Ancient legend tells us that “Maui,” the mythical demigod of a thousand tricks, reached down into the depths of the ocean and pulled up the Hawaiian Islands. He then lassoed the sun god “La” from atop Haleakala, holding it captive until it promised to move slowly through the sky, thus providing abundant daylight and warmth for the islands. If you’re a little skeptical of that story, here is another one. Approximately five million years ago, an undersea eruption created two volcanic mountains. The first, Mauna Kahalawai, now an extinct volcano, became the beautiful mountains of west Maui.
Today people use these mountains for hiking and camping. Exploring lush and unusual flora, or discovering strange fauna in the watery caves along black sand beaches, is a popular activity for visitors from all over the world. The second, Haleakala (house of the sun), a 10,023-foot dormant volcano, last erupted in 1790. Sitting on the rim of this impressive volcano is like sitting on the moon, because of the smooth, undulating volcanic rock surface that seems to go on forever. A highlight for many visitors is to bike down from the top of this volcano at dangerous speeds, passing through clouds and exotic landscapes on the way.
Some recent archaeological evidence suggests that the Tahitians found this paradise in 700 AD. For centuries, Maui was divided into separate kingdoms that fought for control. It wasn’t until the 15th century that the island was united by King Pi’ilani (pee-EE-lah-nee) under a single family. During this time Maui experienced peace and prosperity. In fact, the king and his son built the “alaloa,” a 138-mile ancient, seaside road that circles the island. They are also credited with installing an extensive irrigation system ,still in use today.
About 400 years later, in 1790, Kamehameha (kah-MEH-hah-MEH-hah) the Great invaded Maui and defeated its last king, king Kahekili, in the L’ao valley. The site of this battle is called Kepaniwai (keh-PAH-nee-why), which literally means, “stopping the waters,” because the bodies of slain warriors were so numerous, they temporarily damned the stream. Today, a tourist attraction, this valley is a monument to those soldiers and the sacred burial ground for many of the Hawaiian royal families.
The missionaries, who arrived in the 1800’s, exerted tremendous influence upon the Hawaiian government and society. They served as advisors to the royal family; established schools and churches; produced Hawaiian newspapers; fought against certain sinful Hawaiian customs; and paved the way for the production of sandalwood, and sugar. As the sugar industry grew, immigrants from around the world were recruited to work on the plantations, hailing from places as far away as China, Japan, Puerto Rico, Korea, the Philippines, Portugal, Russia, Germany and Scandinavia. That’s why Maui is called the melting pot of the Pacific.
In 1802, the quaint town of Lahaina (lah-HIGH-nah) was named the capital of the entire united Hawaiian Kingdom. Lahaina served as the center of government for nearly five decades, when the capital was moved to its present location in Honolulu on the island of O’ahu (oh-AH-hoo).

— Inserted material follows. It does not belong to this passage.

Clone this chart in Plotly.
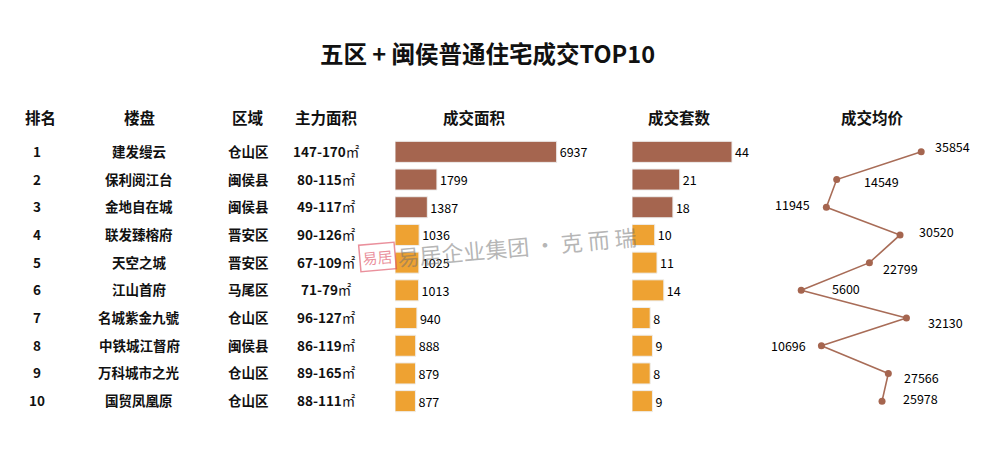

Whales were not plentiful in Hawaiian waters at this time, but Lahaina served as a safe harbor from which ships would set off to hunt whales in the North Pacific. The town provided a place to anchor, restock supplies and get medical attention. Today, whale hunting has given way to whale watching, snorkeling, deep-sea fishing and sunset cruises.
Lahaina remains the bridge to Maui’s past. Lahaina’s historic homes, buildings, churches and waterfront look much the same as they did when it was a whaling village. One of the town’s most striking landmarks, a giant banyan tree that shades two–thirds of an acre and is the largest tree of its kind in the Hawaiian Islands, has ancient roots. The giant branches that re-root themselves are romantically lighted, and are a favorite rendezvous for lovers and friends alike. The most popular attraction is “A Walking Tour Through Lahaina’s Past.” The journey opens with a chant at the sacred Hauola birthing stone near Lahaina Harbor, then travels along the pathways of the past, revealing the story of the historic town. There are stops at a prison built in 1853 to jail rowdy sailors, the Old Lahaina Courthouse, the (missionary) Richard’s House, and the Wo Hing Temple Museum where you can view some of Edison’s first silent movies.
Maui has been voted “Best Island in the World” for nine consecutive years, and it’s the only place in the world you can get a “just mauied” T-shirt. But beware. Maui is so captivating you may never want to leave.